Tendonitis of the knee is one of the most complex tendonitis scenarios.


  • It is a weight bearing joint.  
  • 12 different muscles (and/or their tendons)
  • 12 different muscles are exerting force (or not) on the form and function of the joint.
  • Being mostly various connective tissue structures (tendon/ligament/cartilage) there is less blood flow the the area (this makes it tougher to get inflammation out).

But like every other location where tendonitis shows up, the factors and mechanism are predictable and known.

So, how did I get knee tendonitis symptoms?

  • Muscles got tighter and tighter over time (and stayed tight)
  • Tighter muscles absorb less force, and that force has to go somewhere
  • Process of Inflammation set in, and is now chronic
  • Necessary nutrition (for optimal function) got less and less available

What Causes Knee Tendonitis Knee problems?

See above.  That's the cause.

It's not sports.  It's not work.  It's not standing on your feet all day.

It's definintely not 'repetitive strain'.

Proof?   The proof is that lots of people do as much or more than you, and they have no knee pain or knee symptoms.

So it's not the amount of activity, repetitive or otherwise.  It's your body's ability to perform that work (and recovery).

Knee Tendonitis Symptoms

You already know what your symptoms are.  Knee pain.

Specifically, knee tendonitis knee pain symptoms are limited to, essentialy, tendon pain.

The following are/can be symptoms of tendonitis of the knee:

  • Squeaking sounds (the tendon squeaking)
  • Tendon pain (mild to debilitating)
  • Burning sensation (on the OUTER layer, skin level [just under])
  • Stiffness when bending knee joint either direction

The following are not technically knee tendinitis symptoms:

  • Crunching sounds from the joint
  • Knee joint pain
  • Deep in the knee pain
  • Meniscus pain
  • Collapse when putting standing weight on the leg/knee

And of course, one possible symptom of knee tendonitis is the development of Arthritis In The Knee.

Knee Tendonitis
What Might Help But Won't Fix It says:

"Here are some simple steps you can take to quell knee tendinitis pain. At the first sign of trouble:

  • limit activities that put stress on your knees
  • apply ice
  • use over-the-counter pain relievers, ideally aspirin or another nonsteroidal anti-inflammatory like ibuprofen or naproxen
  • use a knee support."

That's great, but:

  • Rest is not a fix, so not a 'treatment'.  At best it reduces new irritation into an already irritated dynamic.  Take three months off, pain goes away, get back on your feet and the pain will soon (sometimes VERY soon) be back.
  • Icing is great.  It increases circulation and decreases pain.  But it's not a fix (because there are other factors involved). See:  How To Reduce Inflammation
  • Anti-inflammatory drugs like Iburofen are fine to get you through the day, but in no way are they a fix.  And they can be harmful to you when taken for more than just short term.  So, not a 'treatment'.
  • Splints and Braces (It's a 'wrist' splint page, but all the info applies to knee braces) are fine to get you through the day, but are not a fix.  So, not a 'treatment'.

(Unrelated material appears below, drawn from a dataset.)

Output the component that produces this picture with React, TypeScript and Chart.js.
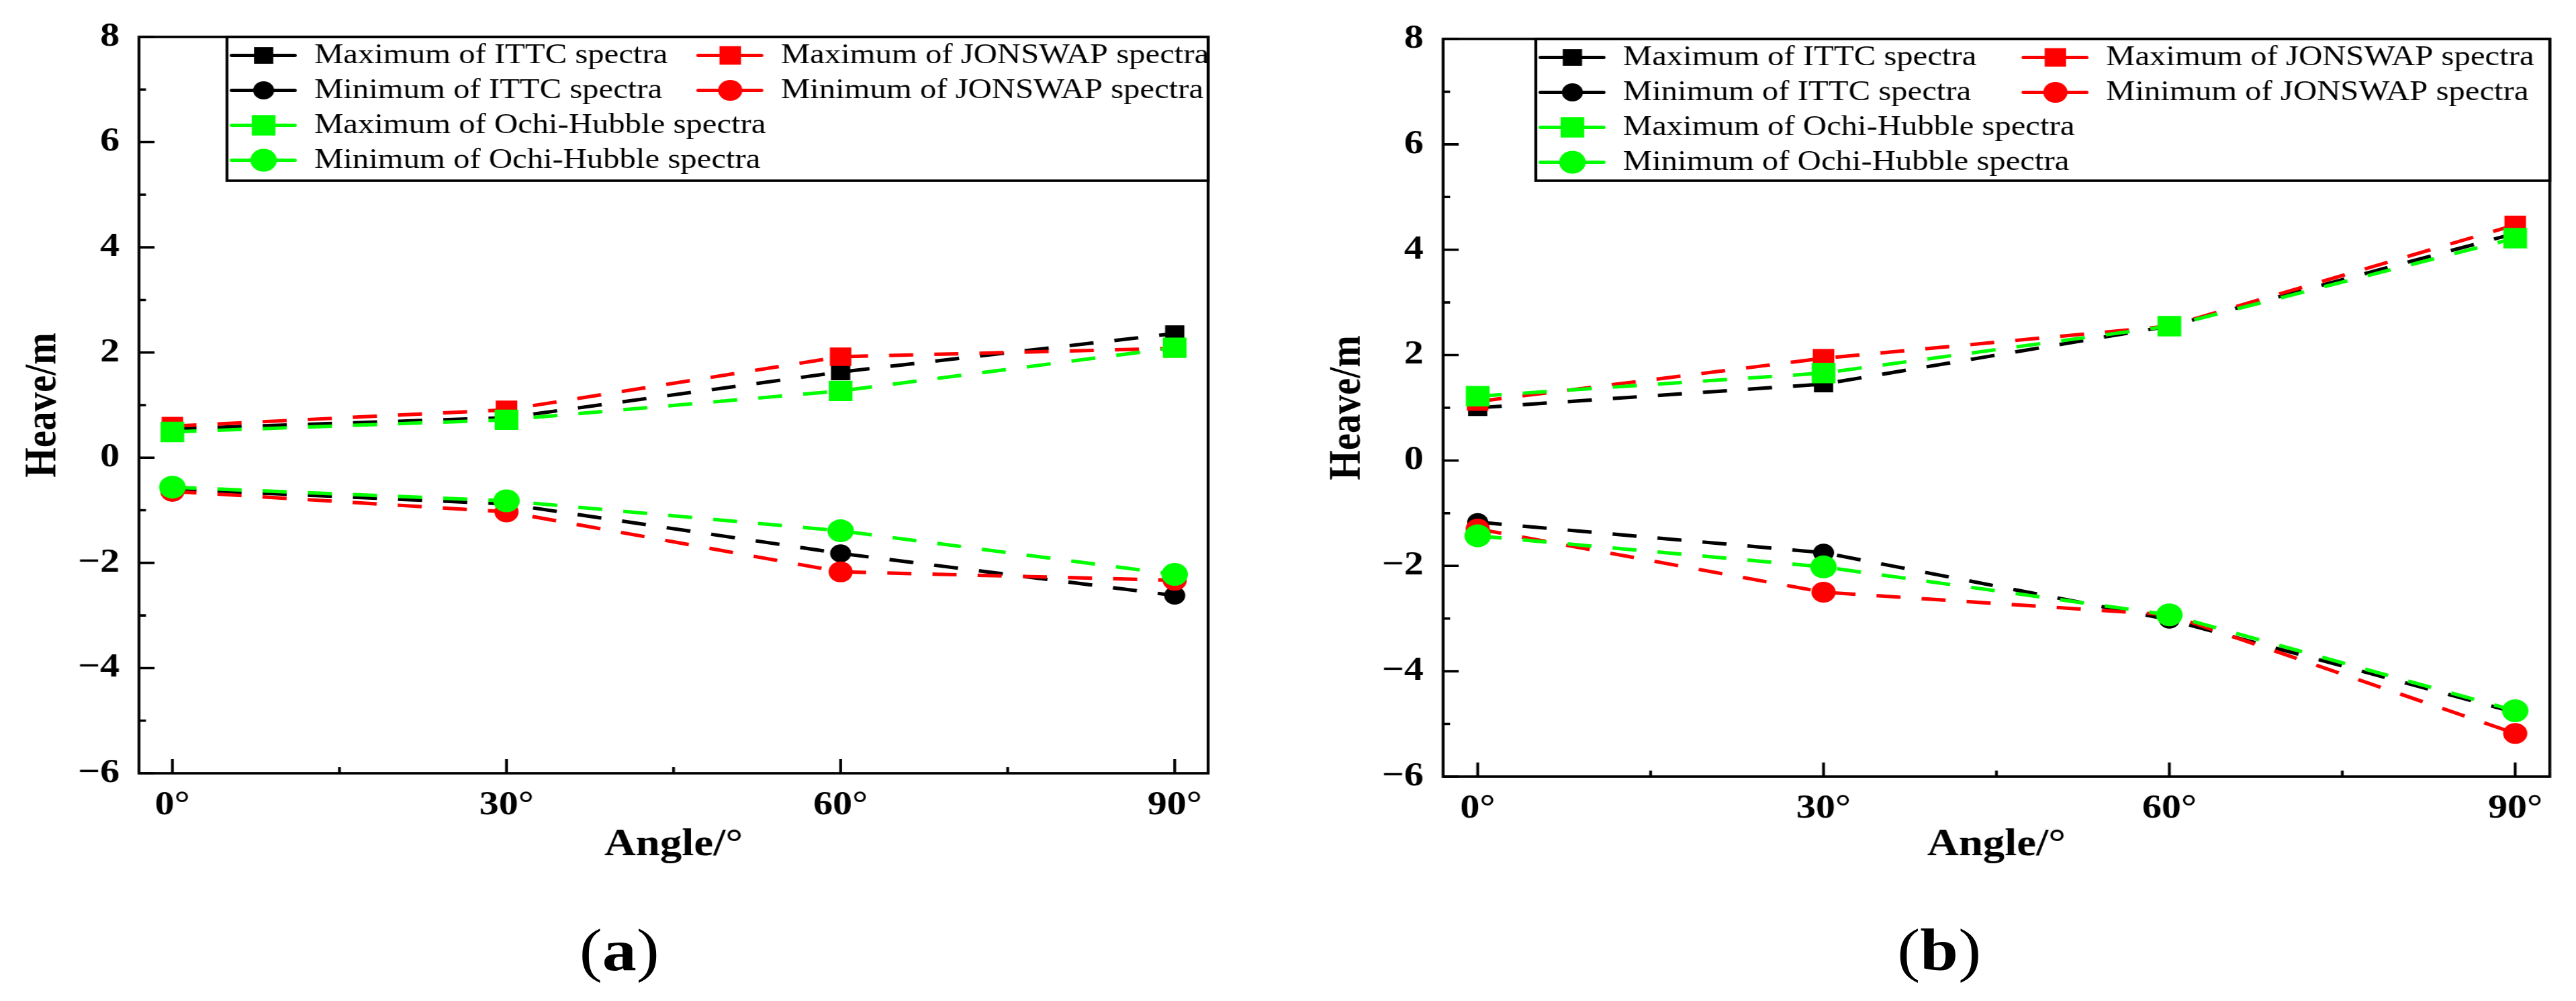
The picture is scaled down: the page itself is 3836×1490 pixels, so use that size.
import { useEffect, useRef } from "react"
import { Chart, registerables } from "chart.js"

Chart.register(...registerables)

// the published figure is stretched sideways, so each panel is drawn narrower and scaled in x
const STRETCH = 1.16
const FONT = "'Liberation Serif', 'Times New Roman', serif"
const CANVAS_W = 1653
const CANVAS_H = 1320
const Y_AXIS_W = 178

const angles = [0, 30, 60, 90]
const xTickValues = [0, 15, 30, 45, 60, 75, 90]
const xLabelValues = [0, 30, 60, 90]
const yTickValues = [-6, -5, -4, -3, -2, -1, 0, 1, 2, 3, 4, 5, 6, 7, 8]
const yLabelValues = [-6, -4, -2, 0, 2, 4, 6, 8]

const seriesNames = [
  "Maximum of ITTC spectra",
  "Minimum of ITTC spectra",
  "Maximum of Ochi-Hubble spectra",
  "Minimum of Ochi-Hubble spectra",
  "Maximum of JONSWAP spectra",
  "Minimum of JONSWAP spectra",
]

// (a)
const maxIttcA = [0.55, 0.76, 1.63, 2.36]
const minIttcA = [-0.6, -0.88, -1.82, -2.62]
const maxOchiA = [0.49, 0.72, 1.27, 2.09]
const minOchiA = [-0.56, -0.82, -1.39, -2.22]
const maxJonswapA = [0.6, 0.91, 1.92, 2.08]
const minJonswapA = [-0.64, -1.03, -2.17, -2.33]

// (b)
const maxIttcB = [1.0, 1.45, 2.55, 4.31]
const minIttcB = [-1.17, -1.75, -3.02, -4.78]
const maxOchiB = [1.22, 1.66, 2.55, 4.22]
const minOchiB = [-1.43, -2.02, -2.93, -4.75]
const maxJonswapB = [1.12, 1.94, 2.55, 4.47]
const minJonswapB = [-1.3, -2.5, -2.93, -5.18]

const seriesStyles = [
  { color: "#000000", point: "rect", radius: 17.5, order: 2 },
  { color: "#000000", point: "circle", radius: 13.5, order: 2 },
  { color: "#00ff00", point: "rect", radius: 21.5, order: 0 },
  { color: "#00ff00", point: "circle", radius: 17, order: 0 },
  { color: "#ff0000", point: "rect", radius: 19.5, order: 1 },
  { color: "#ff0000", point: "circle", radius: 15.5, order: 1 },
]

type PanelSpec = {
  letter: string
  pageX: number
  plotLeft: number
  plotRight: number
  plotTop: number
  plotBottom: number
  legendLeft: number
  legendHeight: number
  legendCol2: number
  captionX: number
  series: number[][]
}

const panels: PanelSpec[] = [
  {
    letter: "a",
    pageX: 0,
    plotLeft: 178.4,
    plotRight: 1550.9,
    plotTop: 41,
    plotBottom: 1151,
    legendLeft: 291.4,
    legendHeight: 214,
    legendCol2: 599,
    captionX: 795,
    series: [maxIttcA, minIttcA, maxOchiA, minOchiA, maxJonswapA, minJonswapA],
  },
  {
    letter: "b",
    pageX: 1918,
    plotLeft: 199.1,
    plotRight: 1619.8,
    plotTop: 58,
    plotBottom: 1156,
    legendLeft: 318.1,
    legendHeight: 211,
    legendCol2: 620,
    captionX: 836,
    series: [maxIttcB, minIttcB, maxOchiB, minOchiB, maxJonswapB, minJonswapB],
  },
]

// inward ticks, closed frame and the boxed two-column legend
const framePlugin = {
  id: "heaveFrame",
  afterDatasetsDraw(chart: any, _args: unknown, opts: any) {
    const { ctx, chartArea: area } = chart
    const xs = chart.scales.x
    const ys = chart.scales.y
    ctx.save()
    ctx.strokeStyle = "#000"
    ctx.lineWidth = 3.6
    ctx.lineCap = "butt"
    ctx.beginPath()
    xs.ticks.forEach((t: any) => {
      const px = xs.getPixelForValue(t.value)
      const len = xLabelValues.includes(t.value) ? 21 : 9
      ctx.moveTo(px, area.bottom)
      ctx.lineTo(px, area.bottom - len)
    })
    ys.ticks.forEach((t: any) => {
      const py = ys.getPixelForValue(t.value)
      const len = yLabelValues.includes(t.value) ? 20 : 9
      ctx.moveTo(area.left, py)
      ctx.lineTo(area.left + len, py)
    })
    ctx.stroke()
    ctx.lineWidth = 3.7
    ctx.strokeRect(area.left, area.top, area.right - area.left, area.bottom - area.top)

    const boxLeft = opts.left
    const boxTop = area.top
    ctx.strokeRect(boxLeft, boxTop, area.right - boxLeft, opts.height)
    ctx.font = `42px ${FONT}`
    ctx.textBaseline = "middle"
    ctx.textAlign = "left"
    chart.data.datasets.forEach((ds: any, i: number) => {
      const col = Math.floor(i / 4)
      const row = i % 4
      const ox = boxLeft + col * opts.col2
      const oy = boxTop + 27.5 + row * 52
      ctx.strokeStyle = ds.borderColor
      ctx.lineWidth = 5
      ctx.lineCap = "round"
      ctx.beginPath()
      ctx.moveTo(ox + 6, oy)
      ctx.lineTo(ox + 87, oy)
      ctx.stroke()
      ctx.fillStyle = ds.pointBackgroundColor
      const r = ds.pointRadius
      if (ds.pointStyle === "rect") {
        const h = r * Math.SQRT1_2
        ctx.fillRect(ox + 47 - h, oy - h, 2 * h, 2 * h)
      } else {
        ctx.beginPath()
        ctx.arc(ox + 47, oy, r, 0, Math.PI * 2)
        ctx.fill()
      }
      ctx.fillStyle = "#000"
      ctx.fillText(ds.label, ox + 112, oy)
    })
    ctx.restore()
  },
}

function HeavePanel({ spec }: { spec: PanelSpec }) {
  const chartRef = useRef<HTMLCanvasElement>(null)
  const chartInstance = useRef<Chart | null>(null)

  useEffect(() => {
    if (!chartRef.current) return
    const ctx = chartRef.current.getContext("2d")
    if (!ctx) return

    if (chartInstance.current) {
      chartInstance.current.destroy()
    }

    const datasets = spec.series.map((values, i) => {
      const s = seriesStyles[i]
      return {
        label: seriesNames[i],
        data: values.map((v, j) => ({ x: angles[j], y: v })),
        borderColor: s.color,
        backgroundColor: s.color,
        pointBackgroundColor: s.color,
        pointBorderWidth: 0,
        pointStyle: s.point,
        pointRadius: s.radius,
        borderWidth: 5.2,
        borderDash: [31, 27],
        tension: 0,
        fill: false,
        order: s.order,
      }
    })

    chartInstance.current = new Chart(ctx, {
      type: "line",
      data: { datasets } as any,
      options: {
        responsive: false,
        animation: false,
        devicePixelRatio: 1,
        layout: {
          padding: {
            left: spec.plotLeft - Y_AXIS_W,
            right: CANVAS_W - spec.plotRight,
            top: spec.plotTop,
            bottom: 0,
          },
        },
        plugins: {
          legend: { display: false },
          tooltip: { enabled: false },
          heaveFrame: { left: spec.legendLeft, height: spec.legendHeight, col2: spec.legendCol2 },
        } as any,
        scales: {
          x: {
            type: "linear",
            min: -3,
            max: 93,
            grid: { display: false, drawTicks: false },
            border: { display: false },
            afterBuildTicks: (scale: any) => {
              scale.ticks = xTickValues.map((value) => ({ value }))
            },
            afterFit: (scale: any) => {
              scale.height = CANVAS_H - spec.plotBottom
            },
            ticks: {
              autoSkip: false,
              maxRotation: 0,
              padding: 18,
              color: "#000",
              font: { family: FONT, size: 50, weight: "bold" },
              callback: (value: any) => (xLabelValues.includes(Number(value)) ? `${value}°` : ""),
            },
            title: {
              display: true,
              text: "Angle/°",
              color: "#000",
              font: { family: FONT, size: 56, weight: "bold" },
              padding: { top: 0, bottom: 28 },
            },
          },
          y: {
            type: "linear",
            min: -6,
            max: 8,
            grid: { display: false, drawTicks: false },
            border: { display: false },
            afterBuildTicks: (scale: any) => {
              scale.ticks = yTickValues.map((value) => ({ value }))
            },
            afterFit: (scale: any) => {
              scale.width = Y_AXIS_W
            },
            ticks: {
              autoSkip: false,
              padding: 25,
              color: "#000",
              font: { family: FONT, size: 50, weight: "bold" },
              callback: (value: any) => {
                const v = Number(value)
                if (!yLabelValues.includes(v)) return ""
                return v < 0 ? `\u2212${Math.abs(v)}` : String(v)
              },
            },
            title: {
              display: true,
              text: "Heave/m",
              color: "#000",
              font: { family: FONT, size: 57, weight: "bold" },
              padding: { top: 22, bottom: 0 },
            },
          },
        },
      },
      plugins: [framePlugin],
    })

    return () => {
      if (chartInstance.current) {
        chartInstance.current.destroy()
        chartInstance.current = null
      }
    }
  }, [spec])

  return (
    <div
      style={{
        position: "absolute",
        left: spec.pageX,
        top: 0,
        width: CANVAS_W,
        height: 1490,
        transform: `scaleX(${STRETCH})`,
        transformOrigin: "0 0",
      }}
    >
      <canvas
        ref={chartRef}
        width={CANVAS_W}
        height={CANVAS_H}
        style={{ width: CANVAS_W, height: CANVAS_H, display: "block" }}
      ></canvas>
      <div
        style={{
          position: "absolute",
          left: spec.captionX,
          top: 1371,
          transform: "translateX(-50%)",
          fontFamily: FONT,
          fontSize: 88,
          lineHeight: "88px",
          color: "#000",
          whiteSpace: "nowrap",
        }}
      >
        (<b>{spec.letter}</b>)
      </div>
    </div>
  )
}

export default function App() {
  return (
    <div
      style={{
        position: "fixed",
        left: 0,
        top: 0,
        width: 3836,
        height: 1490,
        background: "#ffffff",
        overflow: "hidden",
      }}
    >
      {panels.map((p) => (
        <HeavePanel key={p.letter} spec={p} />
      ))}
    </div>
  )
}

Physical therapy is often prescribed for tendonitis knee pain symptoms.  Depending on your scenario and the skill of the therapist it may get better or not.

'Strengthening' can work if 'weakness' is a cause of the pain/problem.

All tendonitis, including Knee Tendonitis, is reversible when the Right methods are applied to the multiple factors causing the pain/problem.